Atragantada
El día postrero de un año bastante aciago ella se asfixia. Broche de oro. Catalina va a poner punto final y no imagina los sueños que le quedan por cumplir ni el dolor de sus seres queridos


El año no pudo acabar peor. Después de disfrutar de langostinos empanados, bollos rellenos de salmón y rodaballo sobre ensaladilla rusa, llegaron los solomillos. Catalina pensó que el mestizaje en la cocina —fundir rodaballo con ensaladilla rusa o mezclar chorizo con mantequilla en lejanos bocadillos infantiles— era tan polémico como el mestizaje en general. Jane Lazarre, escritora, blanca, judía, roja, madre de dos hijos negros, para apoyar el Black Lives Matter, es decir, la importancia de las vidas de esas personas negras que, en Estados Unidos, mueren asesinadas en plena calle a manos de la policía, apunta: “Si el “mestizaje” conduce a una respuesta crítica con respecto a la idea de pureza racial, entonces resulta tan deseable como cierto. Pero también está el peligro (…) de negar, en esa disolución, la realidad existente. Ser negro en Estados Unidos es una identidad primordial para mucha gente” (Las afueras, 2022).
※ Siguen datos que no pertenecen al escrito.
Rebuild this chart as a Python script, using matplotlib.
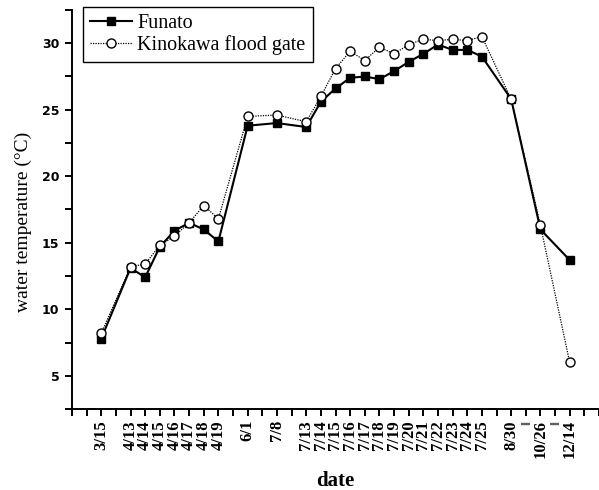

Catalina agradecería que en el año que empieza el nivel del discurso fuese, como mínimo, el de esa ambivalencia conceptual, condicionada por la Historia, que plantea Lazarre. Catalina ignoraba que la tragedia llegaría con un solomillo de vaca puramente castellano-leonesa.
Catalina, sin saber cómo, engulle y engulle sin que, en el engullimiento, la carne alcance su esófago. Para no alarmar a su familia, hace movimientos discretos y a la vez desesperados que no resultan en una deglución exitosa. Al principio, piensa que lo conseguirá y traga más y más fuerte; después, llega la epifanía: se va a asfixiar. El día postrero de un año bastante aciago ella se asfixia. Broche de oro. Catalina va a poner punto final y no imagina los sueños que le quedan por cumplir ni el dolor de sus seres queridos. No se le pasa toda su vida por detrás de los ojos ni reza retractándose de la inexistencia de Diosa —¡siempre hay tiempo!— ni comprende de golpe, a lo Lazarre, cuál es su identidad esencial: ¿mujer?, ¿socialcomunista?, ¿demócrata?, ¿semiacomodada?, ¿hija?, ¿heterosexual?, ¿monógama?, ¿española?, ¿la absurda que murió atragantada en Nochevieja? Si fuese una mujer negra lesbiana pobre en Nueva Orleans, criatura en la que confluyen todas las violencias, quizá no tendría las mismas dificultades que Catalina para responder a la lewiscarrolliana pregunta de “¿Quién eres túuuu?”, pero también tendría unas cuantas. De su muerte, Catalina solo capta lo ridículo: tragar como pava; morirse de una forma de la que nos previenen en televisión —hay que ser gilipollas—. Vislumbra la verdad descomunal de que morirse consiste en ahora estás y ahora ya no estás. Piensa: “Que no duela” y, en un espasmo, se mete los dedos en la boca. Dedos finos. Llegan a la garganta y más allá. Con los dedos pinzas, extrae un pedazo de carne convertido en oblea mortalmente flexible. La familia —desconcertada, inmóvil— calla. Ella dice: “Ya está”, se coloca la peluca rosa y bebe champán mientras repara en que la luz del restaurante es fría. Como la de las salas para realizar autopsias. A las 12 comen las uvas al ritmo de unas campanadas radiofónicas. El año y Catalina han estado simultáneamente a punto de morir. Estamos a día 9 y en 2023, por malos que sean los pronósticos, todo será mejor que asfixiarse. Sin embargo, Catalina, hoy esencialmente una optimista, desaconseja intentar hacerlo sola en casa y aboga por trabajarse la esperanza de alguna manera menos radical.